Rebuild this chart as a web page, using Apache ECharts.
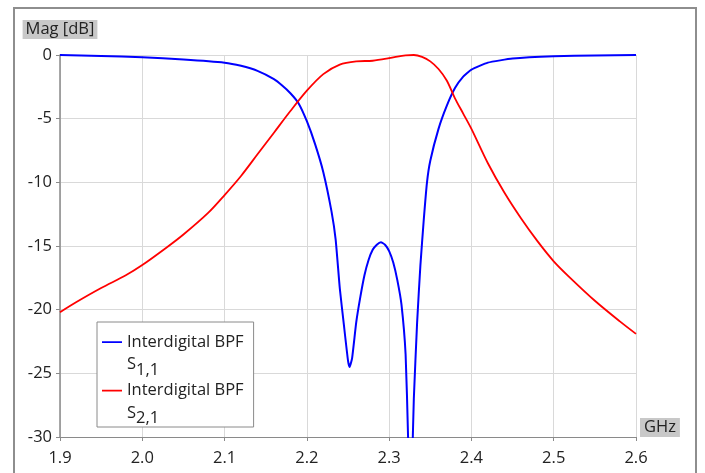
<!DOCTYPE html>
<html>
<head>
<meta charset="utf-8">
<script src="https://cdn.jsdelivr.net/npm/echarts@6/dist/echarts.min.js"></script>
<style>html,body{margin:0;padding:0;background:#fff}#c{width:705px;height:473px}</style>
</head>
<body>
<div id="c"></div>
<script>
var seriesNames = ['Interdigital BPF S1,1', 'Interdigital BPF S2,1'];
var xTicks = [1.9, 2.0, 2.1, 2.2, 2.3, 2.4, 2.5, 2.6];
var yTicks = [0, -5, -10, -15, -20, -25, -30];

var freqS11 = [1.90, 1.95, 2.00, 2.05, 2.10, 2.12, 2.14, 2.16, 2.17, 2.18, 2.19, 2.20, 2.21, 2.22, 2.23, 2.235, 2.24, 2.245, 2.25, 2.252, 2.255, 2.26, 2.265, 2.27, 2.275, 2.28, 2.285, 2.29, 2.295, 2.30, 2.305, 2.31, 2.315, 2.32, 2.323, 2.325, 2.328, 2.33, 2.334, 2.338, 2.342, 2.346, 2.35, 2.36, 2.37, 2.38, 2.39, 2.40, 2.42, 2.45, 2.50, 2.55, 2.60];
var s11 = [0, -0.08, -0.18, -0.35, -0.6, -0.85, -1.25, -1.9, -2.4, -3.0, -3.8, -5.2, -7.0, -9.2, -12.3, -14.5, -18.3, -21.2, -24.0, -24.5, -23.8, -21.0, -19.0, -17.3, -16.1, -15.3, -14.9, -14.7, -14.9, -15.4, -16.3, -17.7, -19.6, -23.5, -30, -40, -32, -27, -21, -16.5, -13.0, -10.0, -8.3, -5.8, -4.0, -2.6, -1.7, -1.15, -0.6, -0.28, -0.1, -0.04, 0];

var freqS21 = [1.90, 1.92, 1.95, 1.98, 2.00, 2.03, 2.05, 2.08, 2.10, 2.12, 2.14, 2.16, 2.18, 2.20, 2.22, 2.24, 2.26, 2.28, 2.30, 2.31, 2.32, 2.33, 2.34, 2.35, 2.36, 2.37, 2.38, 2.39, 2.40, 2.42, 2.44, 2.46, 2.48, 2.50, 2.52, 2.55, 2.58, 2.60];
var s21 = [-20.2, -19.4, -18.3, -17.3, -16.5, -15.1, -14.1, -12.4, -11.0, -9.5, -7.8, -6.1, -4.4, -2.8, -1.5, -0.75, -0.5, -0.45, -0.25, -0.12, -0.03, 0, -0.15, -0.5, -1.1, -2.0, -3.4, -4.6, -5.8, -8.5, -10.8, -12.8, -14.6, -16.2, -17.5, -19.3, -20.9, -21.9];

function pairs(xs, ys) { return xs.map(function (x, i) { return [x, ys[i]]; }); }

var FONT = 'Open Sans';
var FS = 16.5;
var chart = echarts.init(document.getElementById('c'), null, { renderer: 'canvas' });
var iconPath = 'path://M0,0h0.01v0.01h-0.01z M0,11.2h20v1.8h-20z M0,48h0.01v0.01h-0.01z';
chart.setOption({
  animation: false,
  backgroundColor: '#ffffff',
  textStyle: { fontFamily: FONT },
  graphic: [{
    type: 'rect', shape: { x: 14, y: 8, width: 682, height: 480 },
    style: { fill: 'none', stroke: '#8e8e8e', lineWidth: 2 }, silent: true, z: 0
  }],
  grid: { left: 60, right: 69, top: 55, bottom: 36, containLabel: false },
  legend: {
    orient: 'vertical', left: 97, top: 322,
    padding: [8, 10, 0, 5], itemGap: 0, itemWidth: 20, itemHeight: 48,
    borderColor: '#8a8a8a', borderWidth: 1, backgroundColor: '#ffffff',
    icon: iconPath,
    formatter: function (name) {
      var sub = name.indexOf('S1,1') >= 0 ? '1,1' : '2,1';
      return 'Interdigital BPF\n{s|S}{sub|' + sub + '}';
    },
    textStyle: {
      fontFamily: FONT, fontSize: FS, color: '#222', lineHeight: 24,
      rich: {
        s: { fontFamily: FONT, fontSize: FS, color: '#222', lineHeight: 24, padding: [0, 0, 3, 0] },
        sub: { fontFamily: FONT, fontSize: FS, color: '#222', lineHeight: 24, padding: [8, 0, 0, 0] }
      }
    },
    data: seriesNames
  },
  xAxis: {
    type: 'value', min: xTicks[0], max: xTicks[xTicks.length - 1], interval: 0.1,
    name: 'GHz', nameLocation: 'end', nameGap: 4,
    nameTextStyle: { fontFamily: FONT, fontSize: FS, color: '#222', backgroundColor: '#c8c8c8', padding: [1, 4, 1, 4], verticalAlign: 'bottom', align: 'left' },
    axisLine: { onZero: false, lineStyle: { color: '#8a8a8a', width: 1 } },
    axisTick: { show: true, length: 4, lineStyle: { color: '#8a8a8a' } },
    axisLabel: { fontFamily: FONT, fontSize: FS, color: '#222', margin: 13, formatter: function (v) { return v.toFixed(1); } },
    splitLine: { show: true, lineStyle: { color: '#d9d9d9', width: 1 } }
  },
  yAxis: {
    type: 'value', min: yTicks[yTicks.length - 1], max: yTicks[0], interval: 5,
    name: 'Mag [dB]', nameLocation: 'end', nameGap: 16,
    nameTextStyle: { fontFamily: FONT, fontSize: FS, color: '#222', backgroundColor: '#c8c8c8', padding: [1, 3, 1, 3], align: 'center' },
    axisLine: { show: true, lineStyle: { color: '#8a8a8a', width: 1.5 } },
    axisTick: { show: true, length: 4, lineStyle: { color: '#8a8a8a' } },
    axisLabel: { fontFamily: FONT, fontSize: FS, color: '#222', margin: 8 },
    splitLine: { show: true, lineStyle: { color: '#d9d9d9', width: 1 } }
  },
  series: [
    { name: seriesNames[0], type: 'line', data: pairs(freqS11, s11), showSymbol: false, symbol: 'none', clip: true,
      smooth: 0.15,
      lineStyle: { color: '#0000ff', width: 2 }, itemStyle: { color: '#0000ff' } },
    { name: seriesNames[1], type: 'line', data: pairs(freqS21, s21), showSymbol: false, symbol: 'none', clip: true,
      smooth: 0.3,
      lineStyle: { color: '#ff0000', width: 1.8 }, itemStyle: { color: '#ff0000' } }
  ]
});
</script>
</body>
</html>
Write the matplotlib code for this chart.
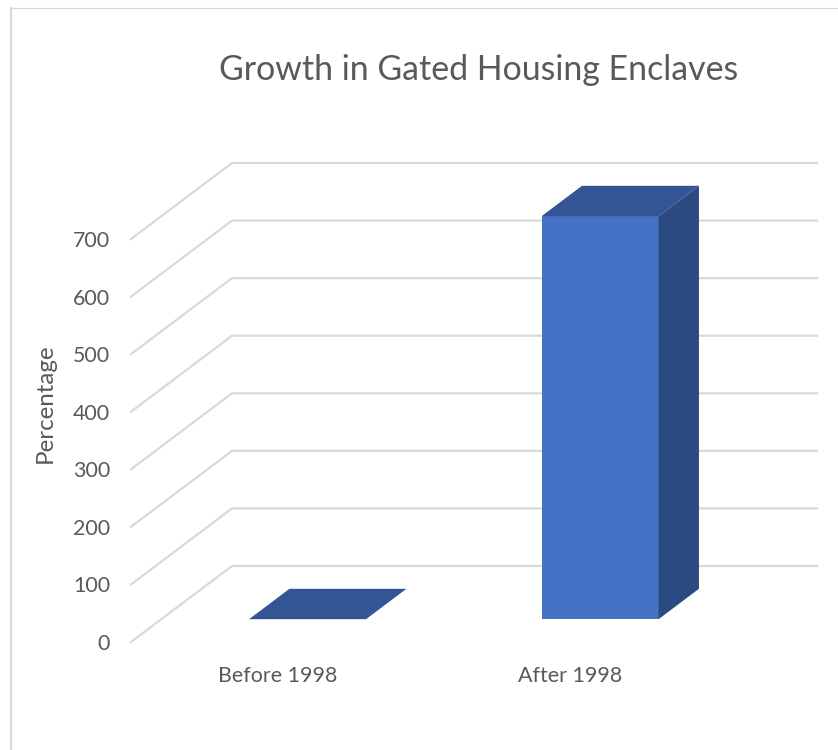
import matplotlib
matplotlib.use('Agg')
import matplotlib.pyplot as plt
from matplotlib.lines import Line2D
from matplotlib.patches import Polygon

categories = ['Before 1998', 'After 1998']
values = [0, 700]
y_ticks = [0, 100, 200, 300, 400, 500, 600, 700]

plt.rcParams['font.family'] = ['Lato', 'DejaVu Sans']

W, H = 838, 750
fig = plt.figure(figsize=(W / 100, H / 100), dpi=100)

# plot box in pixels: floor front edge to top of the back wall
left, right, bottom, top = 131, 817, 642, 163
ax = fig.add_axes([left / W, 1 - bottom / H, (right - left) / W, (bottom - top) / H])

# one category is 292.5 px wide, 100 units are 57.57 px tall
depth_x = 101 / 292.5
depth_y = 76 / 57.57 * 100
ax.set_xlim(-0.5, 1.5 + depth_x)
ax.set_ylim(0, (bottom - top) / 57.57 * 100)


def shift(x, y, d):
    # move a point on the front plane back by depth d (0..1)
    return (x + d * depth_x, y + d * depth_y)


grid_col = '#d9d9d9'
for v in y_ticks:
    x0, y0 = shift(-0.5, v, 0)
    x1, y1 = shift(-0.5, v, 1)
    x2, y2 = shift(1.5, v, 1)
    ax.plot([x0, x1, x2], [y0, y1, y2], color=grid_col, lw=1.6, zorder=1,
            clip_on=False, solid_joinstyle='miter')

bar_w = 0.4
d0, d1 = 0.3, 0.7
for i, v in enumerate(values):
    xl, xr = i - bar_w / 2, i + bar_w / 2
    if v > 0:
        front = [shift(xl, 0, d0), shift(xr, 0, d0), shift(xr, v, d0), shift(xl, v, d0)]
        side = [shift(xr, 0, d0), shift(xr, 0, d1), shift(xr, v, d1), shift(xr, v, d0)]
        ax.add_patch(Polygon(front, fc='#4472c4', ec='none', zorder=3))
        ax.add_patch(Polygon(side, fc='#2b4a80', ec='none', zorder=3))
    lid = [shift(xl, v, d0), shift(xr, v, d0), shift(xr, v, d1), shift(xl, v, d1)]
    ax.add_patch(Polygon(lid, fc='#335593', ec='none', zorder=3))

for s in ax.spines.values():
    s.set_visible(False)
ax.patch.set_visible(False)

text_col = '#595959'
ax.set_yticks(y_ticks)
ax.set_xticks(range(len(categories)))
ax.set_xticklabels(categories)
ax.tick_params(axis='both', length=0, labelsize=15.4, labelcolor=text_col)
ax.tick_params(axis='x', pad=17)
ax.tick_params(axis='y', pad=15)

fig.text(45 / W, 1 - 403 / H, 'Percentage', rotation=90, ha='center', va='center',
         fontsize=17.4, color=text_col)
fig.text(479 / W, 1 - 70 / H, 'Growth in Gated Housing Enclaves', ha='center', va='center',
         fontsize=24.4, color=text_col)

# chart frame, only the top and left edges show
fig.add_artist(Line2D([11 / W, 11 / W], [0, 1 - 7.5 / H], color=grid_col, lw=1.5))
fig.add_artist(Line2D([10 / W, 1], [1 - 7.5 / H, 1 - 7.5 / H], color=grid_col, lw=0.8))

fig.savefig('out.png', dpi=100)
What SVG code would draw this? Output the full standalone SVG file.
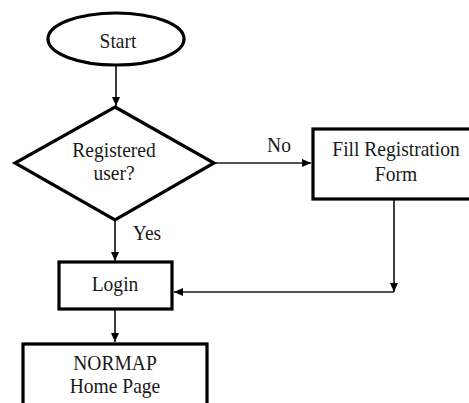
<svg xmlns="http://www.w3.org/2000/svg" width="469" height="403" viewBox="0 0 469 403">
  <style>
    .shape { fill: #ffffff; stroke: #000000; stroke-width: 3.2; }
    .edge { fill: none; stroke: #1a1a1a; stroke-width: 1.7; }
    .lbl { font-family: "Liberation Serif", "Times New Roman", serif; font-size: 21px; fill: #1a1a1a; text-anchor: middle; }
  </style>
  <defs>
    <marker id="arrow" markerWidth="10" markerHeight="10" refX="9" refY="5" orient="auto" markerUnits="userSpaceOnUse">
      <path d="M0,1 L9,5 L0,9 Z" fill="#000000"/>
    </marker>
  </defs>
  <rect width="469" height="403" fill="#ffffff"/>

  <g id="connectors">
    <line class="edge" x1="116" y1="65" x2="116" y2="106" marker-end="url(#arrow)"/>
    <line class="edge" x1="214" y1="163" x2="311" y2="163" marker-end="url(#arrow)"/>
    <line class="edge" x1="115" y1="221" x2="115" y2="261" marker-end="url(#arrow)"/>
    <line class="edge" x1="394" y1="199" x2="394" y2="292" marker-end="url(#arrow)"/>
    <line class="edge" x1="394" y1="292" x2="174" y2="292" marker-end="url(#arrow)"/>
    <line class="edge" x1="115" y1="310" x2="115" y2="342" marker-end="url(#arrow)"/>
    <!-- labels use a slightly condensed serif face -->
    <text class="lbl" transform="translate(279,152) scale(0.93,1)">No</text>
    <text class="lbl" transform="translate(147,240) scale(0.93,1)">Yes</text>
  </g>

  <g id="start">
    <ellipse class="shape" cx="116" cy="39" rx="68" ry="26"/>
    <text class="lbl" transform="translate(118,48) scale(0.93,1)">Start</text>
  </g>

  <g id="registered">
    <polygon class="shape" points="115,107 214,163 115,220 15,163"/>
    <text class="lbl" transform="translate(114,157) scale(0.93,1)">Registered</text>
    <text class="lbl" transform="translate(114,180) scale(0.93,1)">user?</text>
  </g>

  <g id="fill-registration">
    <rect class="shape" x="313" y="129" width="170" height="70"/>
    <text class="lbl" transform="translate(396,156) scale(0.93,1)">Fill Registration</text>
    <text class="lbl" transform="translate(396,181) scale(0.93,1)">Form</text>
  </g>

  <g id="login">
    <rect class="shape" x="59" y="262" width="113" height="47"/>
    <text class="lbl" transform="translate(115,291) scale(0.93,1)">Login</text>
  </g>

  <g id="home-page">
    <rect class="shape" x="23" y="344" width="184" height="70"/>
    <text class="lbl" transform="translate(115,370) scale(0.93,1)">NORMAP</text>
    <text class="lbl" transform="translate(115,393) scale(0.93,1)">Home Page</text>
  </g>
</svg>
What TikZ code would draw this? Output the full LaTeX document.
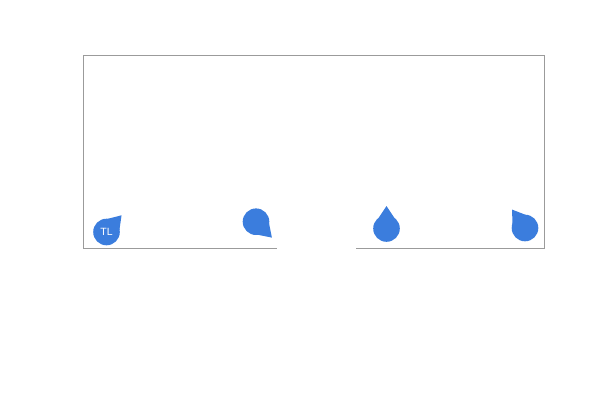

→ **REQUIRED TASK**:
Set down word for word the lines from the first entry through the line with "var yTicks = [0, -5, -10, -15, -20, -25, -30];", both included, omitting pictures.

→ **ANSWER FOR THIS EXERCISE**:
Rebuild this chart as a web page, using Apache ECharts.
<!DOCTYPE html>
<html>
<head>
<meta charset="utf-8">
<script src="https://cdn.jsdelivr.net/npm/echarts@6/dist/echarts.min.js"></script>
<style>html,body{margin:0;padding:0;background:#fff}#c{width:705px;height:473px}</style>
</head>
<body>
<div id="c"></div>
<script>
var seriesNames = ['Interdigital BPF S1,1', 'Interdigital BPF S2,1'];
var xTicks = [1.9, 2.0, 2.1, 2.2, 2.3, 2.4, 2.5, 2.6];
var yTicks = [0, -5, -10, -15, -20, -25, -30];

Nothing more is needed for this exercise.